[Written problem] Reproduce the listing below word for word, with no pictures.

• • • • •

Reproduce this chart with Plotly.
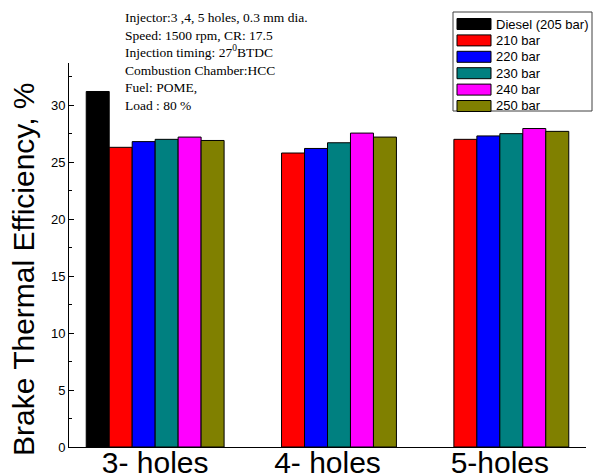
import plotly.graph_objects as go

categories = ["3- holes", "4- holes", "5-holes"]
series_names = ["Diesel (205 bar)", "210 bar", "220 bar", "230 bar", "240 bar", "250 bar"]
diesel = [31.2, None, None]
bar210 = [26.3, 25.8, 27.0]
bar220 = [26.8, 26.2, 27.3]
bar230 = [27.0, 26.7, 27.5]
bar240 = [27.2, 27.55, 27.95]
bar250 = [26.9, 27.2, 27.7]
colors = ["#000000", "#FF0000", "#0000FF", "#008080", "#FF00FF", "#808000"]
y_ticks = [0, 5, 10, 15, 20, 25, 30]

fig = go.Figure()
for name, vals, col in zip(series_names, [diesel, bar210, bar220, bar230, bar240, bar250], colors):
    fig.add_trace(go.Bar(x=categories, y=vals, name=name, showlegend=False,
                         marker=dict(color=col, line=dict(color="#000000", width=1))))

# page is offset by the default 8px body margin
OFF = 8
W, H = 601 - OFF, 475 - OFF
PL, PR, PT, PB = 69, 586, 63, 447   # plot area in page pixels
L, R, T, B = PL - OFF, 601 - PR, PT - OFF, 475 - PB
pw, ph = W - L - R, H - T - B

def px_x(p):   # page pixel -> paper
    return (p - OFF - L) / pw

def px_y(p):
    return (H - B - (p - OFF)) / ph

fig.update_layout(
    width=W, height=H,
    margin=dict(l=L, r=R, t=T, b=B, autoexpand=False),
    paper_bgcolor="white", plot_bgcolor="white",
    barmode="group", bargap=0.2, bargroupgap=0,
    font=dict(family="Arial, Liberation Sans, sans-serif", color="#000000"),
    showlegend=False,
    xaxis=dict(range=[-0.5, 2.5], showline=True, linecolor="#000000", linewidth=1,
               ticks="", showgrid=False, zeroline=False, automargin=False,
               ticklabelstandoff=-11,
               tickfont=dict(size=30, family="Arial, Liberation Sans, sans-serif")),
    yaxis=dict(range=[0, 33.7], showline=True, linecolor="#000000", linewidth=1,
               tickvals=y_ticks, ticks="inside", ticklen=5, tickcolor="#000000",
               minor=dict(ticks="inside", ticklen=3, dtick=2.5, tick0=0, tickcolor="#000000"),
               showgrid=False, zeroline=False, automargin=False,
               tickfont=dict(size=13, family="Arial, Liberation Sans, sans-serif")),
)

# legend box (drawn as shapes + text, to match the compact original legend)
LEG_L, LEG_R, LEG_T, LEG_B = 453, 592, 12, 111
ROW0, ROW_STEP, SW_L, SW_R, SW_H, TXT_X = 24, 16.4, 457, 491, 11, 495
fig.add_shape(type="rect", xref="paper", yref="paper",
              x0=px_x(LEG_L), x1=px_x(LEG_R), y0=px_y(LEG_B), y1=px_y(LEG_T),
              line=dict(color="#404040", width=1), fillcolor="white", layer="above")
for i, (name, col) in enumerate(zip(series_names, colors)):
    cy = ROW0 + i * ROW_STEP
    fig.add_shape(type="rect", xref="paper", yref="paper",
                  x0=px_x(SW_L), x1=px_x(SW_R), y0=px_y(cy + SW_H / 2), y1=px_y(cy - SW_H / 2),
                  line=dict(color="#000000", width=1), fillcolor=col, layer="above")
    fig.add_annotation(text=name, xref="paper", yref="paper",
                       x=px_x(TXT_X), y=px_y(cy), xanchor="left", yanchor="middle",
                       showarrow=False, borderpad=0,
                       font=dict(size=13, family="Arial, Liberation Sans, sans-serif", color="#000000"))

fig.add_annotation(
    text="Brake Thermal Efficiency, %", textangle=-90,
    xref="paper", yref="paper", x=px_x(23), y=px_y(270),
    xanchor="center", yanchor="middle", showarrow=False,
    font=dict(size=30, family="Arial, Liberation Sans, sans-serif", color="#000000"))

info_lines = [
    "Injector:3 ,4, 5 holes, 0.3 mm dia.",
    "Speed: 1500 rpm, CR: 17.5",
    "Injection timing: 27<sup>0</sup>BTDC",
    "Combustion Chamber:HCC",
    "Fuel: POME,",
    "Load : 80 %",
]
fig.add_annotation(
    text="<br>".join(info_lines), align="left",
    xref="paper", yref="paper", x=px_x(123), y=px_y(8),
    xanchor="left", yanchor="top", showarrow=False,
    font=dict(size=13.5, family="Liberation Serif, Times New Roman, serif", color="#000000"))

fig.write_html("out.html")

• • • • •

[Solution to this problem]
Reproduce this chart with Plotly.
import plotly.graph_objects as go

categories = ["3- holes", "4- holes", "5-holes"]
series_names = ["Diesel (205 bar)", "210 bar", "220 bar", "230 bar", "240 bar", "250 bar"]
diesel = [31.2, None, None]
bar210 = [26.3, 25.8, 27.0]
bar220 = [26.8, 26.2, 27.3]
bar230 = [27.0, 26.7, 27.5]
bar240 = [27.2, 27.55, 27.95]
bar250 = [26.9, 27.2, 27.7]
colors = ["#000000", "#FF0000", "#0000FF", "#008080", "#FF00FF", "#808000"]
y_ticks = [0, 5, 10, 15, 20, 25, 30]

fig = go.Figure()
for name, vals, col in zip(series_names, [diesel, bar210, bar220, bar230, bar240, bar250], colors):
    fig.add_trace(go.Bar(x=categories, y=vals, name=name, showlegend=False,
                         marker=dict(color=col, line=dict(color="#000000", width=1))))

# page is offset by the default 8px body margin
OFF = 8
W, H = 601 - OFF, 475 - OFF
PL, PR, PT, PB = 69, 586, 63, 447   # plot area in page pixels
L, R, T, B = PL - OFF, 601 - PR, PT - OFF, 475 - PB
pw, ph = W - L - R, H - T - B

def px_x(p):   # page pixel -> paper
    return (p - OFF - L) / pw

def px_y(p):
    return (H - B - (p - OFF)) / ph

fig.update_layout(
    width=W, height=H,
    margin=dict(l=L, r=R, t=T, b=B, autoexpand=False),
    paper_bgcolor="white", plot_bgcolor="white",
    barmode="group", bargap=0.2, bargroupgap=0,
    font=dict(family="Arial, Liberation Sans, sans-serif", color="#000000"),
    showlegend=False,
    xaxis=dict(range=[-0.5, 2.5], showline=True, linecolor="#000000", linewidth=1,
               ticks="", showgrid=False, zeroline=False, automargin=False,
               ticklabelstandoff=-11,
               tickfont=dict(size=30, family="Arial, Liberation Sans, sans-serif")),
    yaxis=dict(range=[0, 33.7], showline=True, linecolor="#000000", linewidth=1,
               tickvals=y_ticks, ticks="inside", ticklen=5, tickcolor="#000000",
               minor=dict(ticks="inside", ticklen=3, dtick=2.5, tick0=0, tickcolor="#000000"),
               showgrid=False, zeroline=False, automargin=False,
               tickfont=dict(size=13, family="Arial, Liberation Sans, sans-serif")),
)

# legend box (drawn as shapes + text, to match the compact original legend)
LEG_L, LEG_R, LEG_T, LEG_B = 453, 592, 12, 111
ROW0, ROW_STEP, SW_L, SW_R, SW_H, TXT_X = 24, 16.4, 457, 491, 11, 495
fig.add_shape(type="rect", xref="paper", yref="paper",
              x0=px_x(LEG_L), x1=px_x(LEG_R), y0=px_y(LEG_B), y1=px_y(LEG_T),
              line=dict(color="#404040", width=1), fillcolor="white", layer="above")
for i, (name, col) in enumerate(zip(series_names, colors)):
    cy = ROW0 + i * ROW_STEP
    fig.add_shape(type="rect", xref="paper", yref="paper",
                  x0=px_x(SW_L), x1=px_x(SW_R), y0=px_y(cy + SW_H / 2), y1=px_y(cy - SW_H / 2),
                  line=dict(color="#000000", width=1), fillcolor=col, layer="above")
    fig.add_annotation(text=name, xref="paper", yref="paper",
                       x=px_x(TXT_X), y=px_y(cy), xanchor="left", yanchor="middle",
                       showarrow=False, borderpad=0,
                       font=dict(size=13, family="Arial, Liberation Sans, sans-serif", color="#000000"))

fig.add_annotation(
    text="Brake Thermal Efficiency, %", textangle=-90,
    xref="paper", yref="paper", x=px_x(23), y=px_y(270),
    xanchor="center", yanchor="middle", showarrow=False,
    font=dict(size=30, family="Arial, Liberation Sans, sans-serif", color="#000000"))

info_lines = [
    "Injector:3 ,4, 5 holes, 0.3 mm dia.",
    "Speed: 1500 rpm, CR: 17.5",
    "Injection timing: 27<sup>0</sup>BTDC",
    "Combustion Chamber:HCC",
    "Fuel: POME,",
    "Load : 80 %",
]
fig.add_annotation(
    text="<br>".join(info_lines), align="left",
    xref="paper", yref="paper", x=px_x(123), y=px_y(8),
    xanchor="left", yanchor="top", showarrow=False,
    font=dict(size=13.5, family="Liberation Serif, Times New Roman, serif", color="#000000"))

fig.write_html("out.html")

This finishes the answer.